Now, these are both transparent colors, and in order to appear as anything but dark, dull, low-chroma blobs of paint, they must have at least some amount of White mixed with them.

Transparent colors such as these have an interesting characteristic: When they are in their fresh-squeezed form, they appear (and are) very dark, dull, and low-chroma. However, when even a small amount of White (ANY White) is mixed with them, they literally burst into high-chroma hues.

Of course as with many things that are controllable, with increasingly larger amounts of White being added to the mixture, their chroma (saturation, intensity, purity) increases, until the addition further quantities of White serves no purpose than to begin bring the chroma lower, once again.

If plotted on a curve with "Addition of White" on the X axis, and "total chroma" on the Y axis, it will form a bell curve, with the greatest chroma being at the peak of the curve.

The "trick", if there is one, is to add just enough white so that the transparent color(s) have reached their maximum chroma, without having added so much White that the chroma begins to decrease once again.
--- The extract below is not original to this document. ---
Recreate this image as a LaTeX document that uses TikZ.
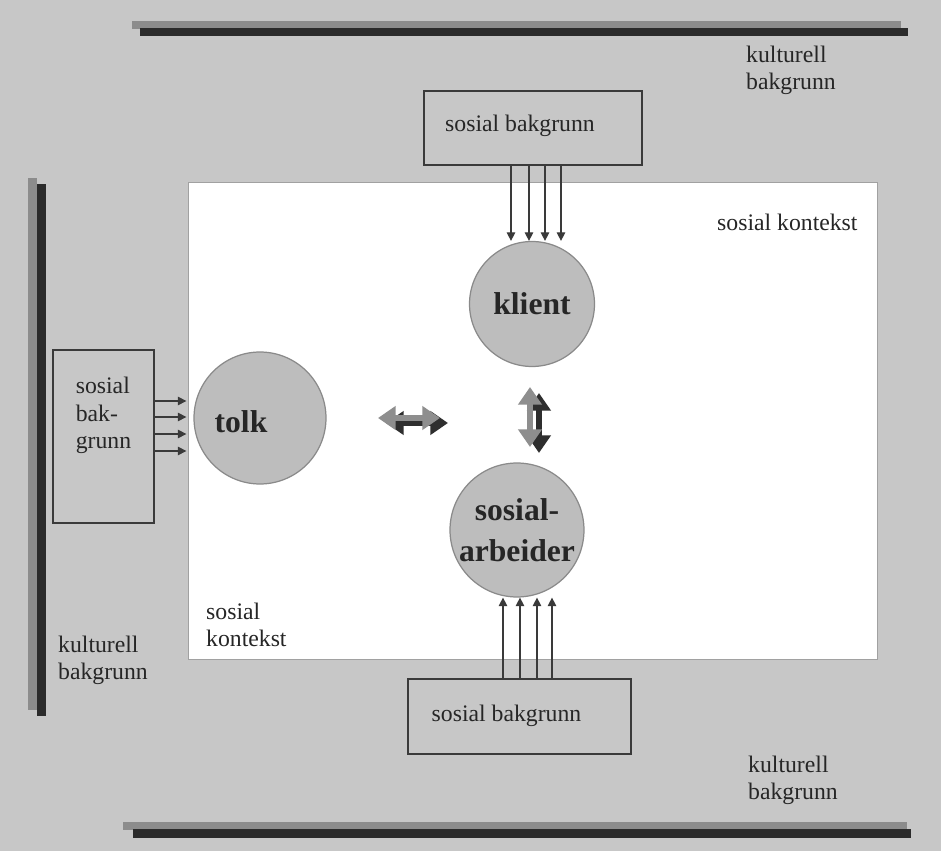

One cannot know, with any certainty, at just what point is the highest chroma, without having a color-measuring instrument to determine that. One must just do his best to determine that visually. And, of course, you must realize that with every addition of White the color in not only becoming higher, and higher in its chroma, .....but also lighter.

So, the addition of White to any transparent color is not detrimental to the overall chroma of the color; to the contrary--it actually increases the chroma, to a point, until so much has been added that it begins to neutralize the color once again. (White is neutral, so ....add enough White, and any color will eventually become White, by pure logic.)

Another color that may save a lot of mixing is Dioxazine Purple (PV23RS) It, too, is transparent, so it follows the same scenario as any other transparent color, with the addition of White. Selecting Dioxazine Purple, and then doping it with small quantities of (PV19), and (PV29) causing it to skew one way, or the other within the flower, is an excellent way to paint purple flowers.

If you desire light, very subtle Lavender colors, the addition of Ivory Black to Permanent Rose (PV19), and lots of White will result in very beautiful, and controllable lavender colors. I use that procedure quite routinely when painting my flowers.

Thanks for all that very useful advice, Bill. I think I have all those pigments somewhere. Will experiment. I still think that most cool colours don't pack the punch of the warmer cadmiums, even with added white. I vaguely remember seeing a "colour wheel" (was it by someone called "Miller"), where he plotted a whole range of pigments at their most intense chroma (either straight from the tube or with added white) and the cadmiums where near the perimeter of the wheel while all the cooler colours where inside the disc somewhat.